To be done →
Everything from the first line of the data through the line with "const y2Ticks = [0.6, 0.8, 1.0, 1.2];" is to be echoed exactly, minus the pictures.

Source material →

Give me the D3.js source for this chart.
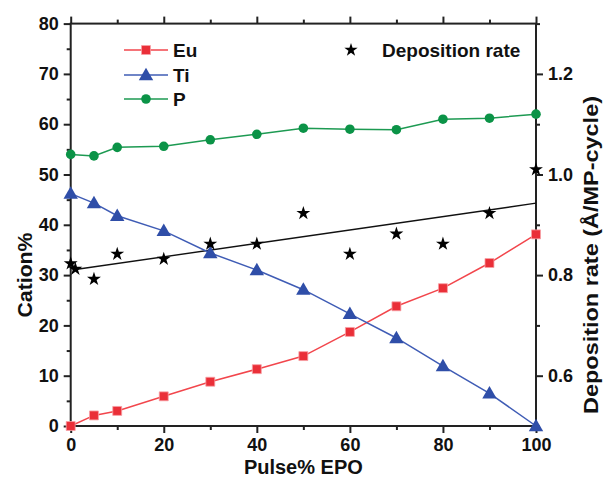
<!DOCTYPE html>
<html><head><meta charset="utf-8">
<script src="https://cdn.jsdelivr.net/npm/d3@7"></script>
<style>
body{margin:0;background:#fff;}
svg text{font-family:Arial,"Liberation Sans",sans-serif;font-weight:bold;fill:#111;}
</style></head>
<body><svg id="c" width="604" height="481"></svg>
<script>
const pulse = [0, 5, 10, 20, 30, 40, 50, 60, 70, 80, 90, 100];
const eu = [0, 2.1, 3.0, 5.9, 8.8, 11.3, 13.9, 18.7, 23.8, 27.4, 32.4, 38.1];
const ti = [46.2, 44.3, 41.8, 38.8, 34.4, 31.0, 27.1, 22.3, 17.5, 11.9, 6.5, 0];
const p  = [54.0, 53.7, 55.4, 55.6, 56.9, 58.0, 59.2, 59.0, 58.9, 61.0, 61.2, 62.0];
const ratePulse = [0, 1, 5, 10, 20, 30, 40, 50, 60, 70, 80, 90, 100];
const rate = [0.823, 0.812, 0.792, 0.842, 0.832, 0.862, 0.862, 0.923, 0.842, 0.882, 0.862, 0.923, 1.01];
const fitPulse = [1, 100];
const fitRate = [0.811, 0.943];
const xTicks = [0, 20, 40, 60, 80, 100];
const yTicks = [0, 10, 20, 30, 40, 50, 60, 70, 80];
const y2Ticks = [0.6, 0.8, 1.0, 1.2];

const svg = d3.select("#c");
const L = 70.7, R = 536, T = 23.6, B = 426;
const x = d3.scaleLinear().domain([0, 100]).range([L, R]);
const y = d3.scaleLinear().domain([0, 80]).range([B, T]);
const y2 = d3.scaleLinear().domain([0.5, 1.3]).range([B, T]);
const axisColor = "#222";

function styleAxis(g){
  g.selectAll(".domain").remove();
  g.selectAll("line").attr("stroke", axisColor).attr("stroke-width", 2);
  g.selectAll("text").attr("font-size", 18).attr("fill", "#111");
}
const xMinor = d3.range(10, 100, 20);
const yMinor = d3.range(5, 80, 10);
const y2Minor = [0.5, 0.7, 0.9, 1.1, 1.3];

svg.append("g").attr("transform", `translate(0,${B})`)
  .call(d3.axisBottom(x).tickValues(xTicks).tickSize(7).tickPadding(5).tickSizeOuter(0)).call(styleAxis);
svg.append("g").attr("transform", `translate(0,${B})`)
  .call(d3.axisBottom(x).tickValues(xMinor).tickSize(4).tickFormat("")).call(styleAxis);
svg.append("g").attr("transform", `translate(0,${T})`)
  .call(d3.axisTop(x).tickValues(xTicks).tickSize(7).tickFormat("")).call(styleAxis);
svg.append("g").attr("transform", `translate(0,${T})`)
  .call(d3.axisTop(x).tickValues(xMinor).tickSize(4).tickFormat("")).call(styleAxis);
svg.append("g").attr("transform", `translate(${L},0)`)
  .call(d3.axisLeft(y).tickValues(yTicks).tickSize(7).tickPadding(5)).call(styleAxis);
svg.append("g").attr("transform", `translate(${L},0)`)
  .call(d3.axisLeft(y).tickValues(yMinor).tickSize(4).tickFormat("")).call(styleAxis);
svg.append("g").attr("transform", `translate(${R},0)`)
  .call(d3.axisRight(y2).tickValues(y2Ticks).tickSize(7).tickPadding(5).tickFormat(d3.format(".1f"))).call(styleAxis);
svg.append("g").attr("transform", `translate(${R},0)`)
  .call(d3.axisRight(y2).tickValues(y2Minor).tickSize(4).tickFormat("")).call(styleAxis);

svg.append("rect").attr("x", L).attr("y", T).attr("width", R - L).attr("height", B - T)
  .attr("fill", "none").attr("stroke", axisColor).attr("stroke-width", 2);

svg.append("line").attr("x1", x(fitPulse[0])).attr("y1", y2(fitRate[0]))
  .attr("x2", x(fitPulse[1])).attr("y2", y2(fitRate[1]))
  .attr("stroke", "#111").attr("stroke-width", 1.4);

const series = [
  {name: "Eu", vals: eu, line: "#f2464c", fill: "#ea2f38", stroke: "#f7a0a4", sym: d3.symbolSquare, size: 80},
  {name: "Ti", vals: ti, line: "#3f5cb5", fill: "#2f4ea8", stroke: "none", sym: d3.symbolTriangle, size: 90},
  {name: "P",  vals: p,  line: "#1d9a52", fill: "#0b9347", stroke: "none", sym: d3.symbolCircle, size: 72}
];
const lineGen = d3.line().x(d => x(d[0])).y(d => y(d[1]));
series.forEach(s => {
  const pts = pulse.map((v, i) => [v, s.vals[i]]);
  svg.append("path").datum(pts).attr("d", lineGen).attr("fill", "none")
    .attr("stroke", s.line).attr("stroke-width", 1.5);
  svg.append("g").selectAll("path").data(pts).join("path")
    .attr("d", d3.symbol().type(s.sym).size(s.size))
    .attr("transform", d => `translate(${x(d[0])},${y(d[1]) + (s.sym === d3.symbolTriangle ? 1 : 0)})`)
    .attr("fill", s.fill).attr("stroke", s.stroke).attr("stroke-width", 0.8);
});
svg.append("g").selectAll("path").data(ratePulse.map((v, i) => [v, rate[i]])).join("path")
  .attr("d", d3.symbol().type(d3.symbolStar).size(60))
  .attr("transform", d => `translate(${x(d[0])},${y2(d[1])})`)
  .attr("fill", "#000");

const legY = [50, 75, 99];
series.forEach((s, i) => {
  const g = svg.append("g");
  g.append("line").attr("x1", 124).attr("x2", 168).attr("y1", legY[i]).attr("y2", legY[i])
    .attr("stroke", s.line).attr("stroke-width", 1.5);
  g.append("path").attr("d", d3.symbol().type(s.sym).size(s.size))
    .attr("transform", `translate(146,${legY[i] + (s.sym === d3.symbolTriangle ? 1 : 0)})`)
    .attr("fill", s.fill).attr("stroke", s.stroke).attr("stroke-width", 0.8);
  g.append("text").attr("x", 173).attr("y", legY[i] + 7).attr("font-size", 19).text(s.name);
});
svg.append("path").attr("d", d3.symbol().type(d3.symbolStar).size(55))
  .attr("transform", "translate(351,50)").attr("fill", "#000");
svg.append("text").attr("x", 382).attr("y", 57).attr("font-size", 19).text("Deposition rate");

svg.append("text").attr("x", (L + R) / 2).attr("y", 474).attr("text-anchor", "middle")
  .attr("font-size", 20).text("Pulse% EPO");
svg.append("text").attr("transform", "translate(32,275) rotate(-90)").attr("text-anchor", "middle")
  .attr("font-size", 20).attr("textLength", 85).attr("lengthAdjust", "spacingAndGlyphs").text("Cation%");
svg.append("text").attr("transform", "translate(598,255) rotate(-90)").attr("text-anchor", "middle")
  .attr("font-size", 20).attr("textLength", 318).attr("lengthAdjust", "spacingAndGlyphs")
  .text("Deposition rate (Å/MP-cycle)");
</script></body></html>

Written response →
Give me the D3.js source for this chart.
<!DOCTYPE html>
<html><head><meta charset="utf-8">
<script src="https://cdn.jsdelivr.net/npm/d3@7"></script>
<style>
body{margin:0;background:#fff;}
svg text{font-family:Arial,"Liberation Sans",sans-serif;font-weight:bold;fill:#111;}
</style></head>
<body><svg id="c" width="604" height="481"></svg>
<script>
const pulse = [0, 5, 10, 20, 30, 40, 50, 60, 70, 80, 90, 100];
const eu = [0, 2.1, 3.0, 5.9, 8.8, 11.3, 13.9, 18.7, 23.8, 27.4, 32.4, 38.1];
const ti = [46.2, 44.3, 41.8, 38.8, 34.4, 31.0, 27.1, 22.3, 17.5, 11.9, 6.5, 0];
const p  = [54.0, 53.7, 55.4, 55.6, 56.9, 58.0, 59.2, 59.0, 58.9, 61.0, 61.2, 62.0];
const ratePulse = [0, 1, 5, 10, 20, 30, 40, 50, 60, 70, 80, 90, 100];
const rate = [0.823, 0.812, 0.792, 0.842, 0.832, 0.862, 0.862, 0.923, 0.842, 0.882, 0.862, 0.923, 1.01];
const fitPulse = [1, 100];
const fitRate = [0.811, 0.943];
const xTicks = [0, 20, 40, 60, 80, 100];
const yTicks = [0, 10, 20, 30, 40, 50, 60, 70, 80];
const y2Ticks = [0.6, 0.8, 1.0, 1.2];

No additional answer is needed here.